Washington, D.C. – U.S. Senator Chuck Schumer today gave the following floor remarks regarding President Trump’s proposed tariffs on Mexico and Senate Democrats’ proposal to include additional aid to Central American countries to help address the humanitarian crisis at the southern border. Below are his remarks, which can also be viewed here:
Now, Madam President, too much of our conversation about migrants seeking to enter at the southern border has to do with what happens when they get here. Not enough of our conversation concerns how we deal with the problems in the countries where the migrants are coming from.
Many of these migrants are fleeing vicious gang violence, corruption, domestic abuse, drug cartels, and economic hardships so severe that they would risk a journey of a thousand miles on foot rather than stay where they are. We simply have to do more to help the countries where these folks are coming from fix the problems that are causing their people to flee. That’s getting at the root causes here, not just putting a band aid after they get to the border. That may be the most effective way to deal with the overall issue.
But unfortunately, the Trump administration has done the opposite. Its policies are exacerbating the vicious conditions in these Central American countries. President Trump has cut $450 million in security assistance to Central American countries and provided no information about why the cuts have taken place or where the money will go. As usual, it seems it’s sort of on a whim. You know, he gets this idea in his head and spews it out, without checking it out, without explaining it. Even when it has consequences he doesn’t want, which is more people coming to our southern border… So now what the president has proposed is tariffs on Mexico that would be massively destabilizing to our economy—and theirs—a policy that will only lead to more migration. These whimsical and erratic proposals by the president, which seem to pop into his head and then he goes forward with them without checking, is making a mess of what’s going on at the southern border.
So I would say to the president: there’s a much better way to address the migration issue than tariffs—deal with the problems in the Central American countries that are causing migration in the first place.
Democrats have proposed legislation that would do just that: stem the tide of migrants and help reduce the backlog of cases. How?
First, by allowing asylum seekers to apply for asylum in their home countries. If the people under all of this gang violence and viciousness and economic hardship would be able to apply for asylum in Honduras, or in Guatemala, or in El Salvador instead of taking a dangerous and often expensive thousand mile trek, they’d do it! Why don’t we do that? By increasing the number of immigration judges so there could be adjudication rather quickly. And by building the capacity of Central American countries to crack down on violent gangs and vicious drug cartels. Our bill would provide $1.5 billion in security assistance to these countries, far more than the Trump administration has cut. But still it’s nonsensical to have cut this money. This administration gets in its own way almost every day.
But the solutions we proposed are the types we should debate. So we are going to push forward with these proposals. Democrats will seek to add these policies to any package of border legislation that comes here before the Senate.
And if no legislation dealing with the border comes up, Democrats will seek to add security assistance for Central American countries to an appropriations bill and push for language that requires the administration to use it.

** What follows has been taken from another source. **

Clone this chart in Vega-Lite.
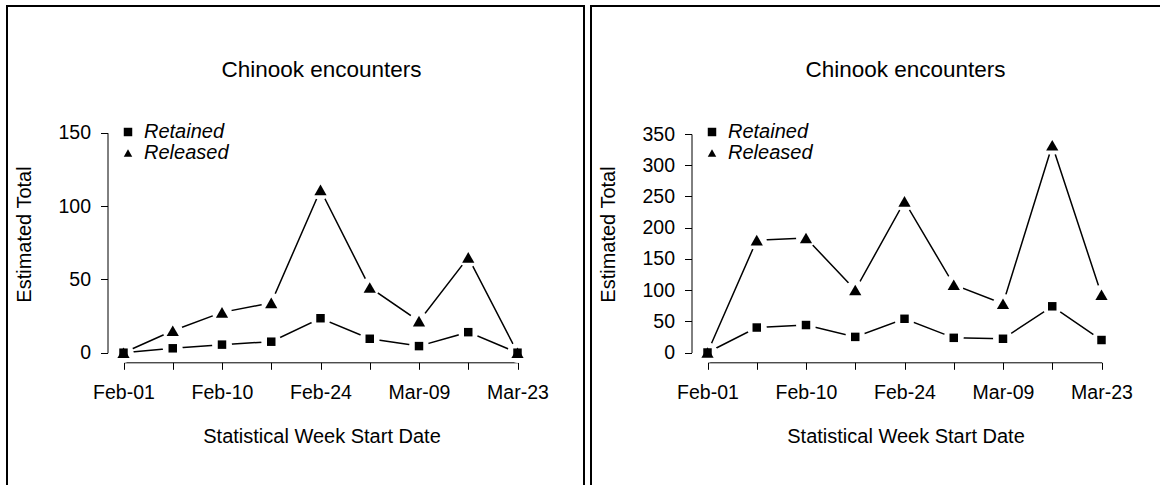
{
  "$schema": "https://vega.github.io/schema/vega-lite/v6.json",
  "padding": {"left": 6, "top": 5, "right": 0, "bottom": 0},
  "autosize": {"type": "pad"},
  "spacing": 7,
  "bounds": "flush",
  "background": "white",
  "config": {
    "view": {"stroke": "black", "strokeWidth": 2},
    "font": "Liberation Sans",
    "axis": {
      "domainColor": "black", "domainWidth": 1, "tickColor": "black", "tickWidth": 1, "tickSize": 7,
      "labelColor": "black", "labelFont": "Liberation Sans", "labelFontSize": 19.5,
      "titleColor": "black", "titleFont": "Liberation Sans", "titleFontSize": 20, "titleFontWeight": "normal",
      "grid": false, "labelFlush": false, "labelOverlap": false, "zindex": 1
    },
    "legend": {"labelFont": "Liberation Sans", "labelFontSize": 20, "labelFontStyle": "italic", "labelColor": "black", "symbolSize": 72},
    "title": {"font": "Liberation Sans", "fontSize": 22.5, "fontWeight": "normal", "color": "black"}
  },
  "datasets": {
    "left": [
      {"week": 1, "date": "Feb-01", "type": "Retained", "total": 0},
      {"week": 2, "date": "Feb-03", "type": "Retained", "total": 3},
      {"week": 3, "date": "Feb-10", "type": "Retained", "total": 5.5},
      {"week": 4, "date": "Feb-17", "type": "Retained", "total": 7.5},
      {"week": 5, "date": "Feb-24", "type": "Retained", "total": 23.5},
      {"week": 6, "date": "Mar-02", "type": "Retained", "total": 9.5},
      {"week": 7, "date": "Mar-09", "type": "Retained", "total": 4.5},
      {"week": 8, "date": "Mar-16", "type": "Retained", "total": 14},
      {"week": 9, "date": "Mar-23", "type": "Retained", "total": 0},
      {"week": 1, "date": "Feb-01", "type": "Released", "total": 0},
      {"week": 2, "date": "Feb-03", "type": "Released", "total": 15},
      {"week": 3, "date": "Feb-10", "type": "Released", "total": 27.5},
      {"week": 4, "date": "Feb-17", "type": "Released", "total": 34},
      {"week": 5, "date": "Feb-24", "type": "Released", "total": 111},
      {"week": 6, "date": "Mar-02", "type": "Released", "total": 44.5},
      {"week": 7, "date": "Mar-09", "type": "Released", "total": 21.5},
      {"week": 8, "date": "Mar-16", "type": "Released", "total": 65},
      {"week": 9, "date": "Mar-23", "type": "Released", "total": 0}
    ],
    "right": [
      {"week": 1, "date": "Feb-01", "type": "Retained", "total": 0},
      {"week": 2, "date": "Feb-03", "type": "Retained", "total": 40},
      {"week": 3, "date": "Feb-10", "type": "Retained", "total": 44},
      {"week": 4, "date": "Feb-17", "type": "Retained", "total": 25},
      {"week": 5, "date": "Feb-24", "type": "Retained", "total": 54},
      {"week": 6, "date": "Mar-02", "type": "Retained", "total": 23.5},
      {"week": 7, "date": "Mar-09", "type": "Retained", "total": 22},
      {"week": 8, "date": "Mar-16", "type": "Retained", "total": 74},
      {"week": 9, "date": "Mar-23", "type": "Retained", "total": 20},
      {"week": 1, "date": "Feb-01", "type": "Released", "total": 0},
      {"week": 2, "date": "Feb-03", "type": "Released", "total": 180},
      {"week": 3, "date": "Feb-10", "type": "Released", "total": 183.5},
      {"week": 4, "date": "Feb-17", "type": "Released", "total": 100},
      {"week": 5, "date": "Feb-24", "type": "Released", "total": 242},
      {"week": 6, "date": "Mar-02", "type": "Released", "total": 108.5},
      {"week": 7, "date": "Mar-09", "type": "Released", "total": 78},
      {"week": 8, "date": "Mar-16", "type": "Released", "total": 332},
      {"week": 9, "date": "Mar-23", "type": "Released", "total": 92.5}
    ]
  },
  "hconcat": [
    {
      "width": 577, "height": 502,
      "data": {"name": "left"},
      "title": {"text": "Chinook encounters", "offset": -86, "baseline": "middle", "dx": 26, "anchor": "middle", "frame": "group"},
      "encoding": {
        "x": {"field": "week", "type": "quantitative",
          "scale": {"domain": [1, 9], "range": [116.5, 510.5], "nice": false, "zero": false},
          "axis": {"values": [1, 2, 3, 4, 5, 6, 7, 8, 9], "offset": -145.7, "labelPadding": 14,
            "labelExpr": "datum.value == 1 ? 'Feb-01' : datum.value == 3 ? 'Feb-10' : datum.value == 5 ? 'Feb-24' : datum.value == 7 ? 'Mar-09' : datum.value == 9 ? 'Mar-23' : ''",
            "title": "Statistical Week Start Date", "titleX": 314.5, "titleY": 74.4, "titleBaseline": "middle", "titleAlign": "center"}},
        "y": {"field": "total", "type": "quantitative",
          "scale": {"domain": [0, 150], "range": [346.7, 126.7], "nice": false, "zero": false},
          "axis": {"values": [0, 50, 100, 150], "offset": -100.5, "labelPadding": 10,
            "title": "Estimated Total", "titleX": -83.5, "titleY": 228, "titleAngle": -90, "titleBaseline": "middle", "titleAlign": "center"}}
      },
      "layer": [
        {"mark": {"type": "line", "color": "black", "strokeWidth": 1.5, "clip": false}, "encoding": {"detail": {"field": "type", "type": "nominal"}}},
        {"mark": {"type": "point", "shape": "circle", "filled": true, "color": "white", "opacity": 1, "size": 400, "clip": false}},
        {"mark": {"type": "point", "filled": true, "color": "black", "opacity": 1, "clip": false},
          "encoding": {
            "shape": {"field": "type", "type": "nominal", "scale": {"domain": ["Retained", "Released"], "range": ["square", "triangle-up"]},
              "legend": {"title": null, "orient": "none", "legendX": 111, "legendY": 116, "rowPadding": 1, "labelOffset": 6, "symbolFillColor": "black", "symbolStrokeWidth": 0}},
            "size": {"condition": {"test": "datum.type == 'Released'", "value": 150}, "value": 72}
          }}
      ]
    },
    {
      "width": 577, "height": 502,
      "data": {"name": "right"},
      "title": {"text": "Chinook encounters", "offset": -86, "baseline": "middle", "dx": 26, "anchor": "middle", "frame": "group"},
      "encoding": {
        "x": {"field": "week", "type": "quantitative",
          "scale": {"domain": [1, 9], "range": [116.5, 510.5], "nice": false, "zero": false},
          "axis": {"values": [1, 2, 3, 4, 5, 6, 7, 8, 9], "offset": -145.7, "labelPadding": 14,
            "labelExpr": "datum.value == 1 ? 'Feb-01' : datum.value == 3 ? 'Feb-10' : datum.value == 5 ? 'Feb-24' : datum.value == 7 ? 'Mar-09' : datum.value == 9 ? 'Mar-23' : ''",
            "title": "Statistical Week Start Date", "titleX": 314.5, "titleY": 74.4, "titleBaseline": "middle", "titleAlign": "center"}},
        "y": {"field": "total", "type": "quantitative",
          "scale": {"domain": [0, 350], "range": [346.5, 128], "nice": false, "zero": false},
          "axis": {"values": [0, 50, 100, 150, 200, 250, 300, 350], "offset": -100.5, "labelPadding": 10,
            "title": "Estimated Total", "titleX": -83.5, "titleY": 228, "titleAngle": -90, "titleBaseline": "middle", "titleAlign": "center"}}
      },
      "layer": [
        {"mark": {"type": "line", "color": "black", "strokeWidth": 1.5, "clip": false}, "encoding": {"detail": {"field": "type", "type": "nominal"}}},
        {"mark": {"type": "point", "shape": "circle", "filled": true, "color": "white", "opacity": 1, "size": 400, "clip": false}},
        {"mark": {"type": "point", "filled": true, "color": "black", "opacity": 1, "clip": false},
          "encoding": {
            "shape": {"field": "type", "type": "nominal", "scale": {"domain": ["Retained", "Released"], "range": ["square", "triangle-up"]},
              "legend": {"title": null, "orient": "none", "legendX": 111, "legendY": 116, "rowPadding": 1, "labelOffset": 6, "symbolFillColor": "black", "symbolStrokeWidth": 0}},
            "size": {"condition": {"test": "datum.type == 'Released'", "value": 150}, "value": 72}
          }}
      ]
    }
  ],
  "resolve": {"scale": {"shape": "independent"}, "legend": {"shape": "independent"}}
}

This is so important that we will push hard in whatever vehicle we can find to move this proposal. And again, all of these policies would have a far greater impact with far less disruption than slapping tariffs on one of our largest trading partners.
Now, frankly, I don’t believe that President Trump will actually go through with the tariffs. When he doesn’t, we should be ready to proceed to these commonsense policies instead.
President Trump has a habit of talking tough and then retreating. Because his policies often can’t be implemented or don’t make sense. President Trump has a habit of proposing asinine and dangerous policies before backing off. And President Trump has a habit of pretending that the very act of not following through on a misguided policy is somehow a victory. So I wouldn’t be surprised at all if President Trump doesn’t follow through on these tariffs either.
We Democrats have proposed a much better solutions to the problem the president is talking about, and when the president backs off on tariffs, as I believe he will, this is a solution ready to go, that can get bipartisan support, that can actually stem the problems we have at our Southern border.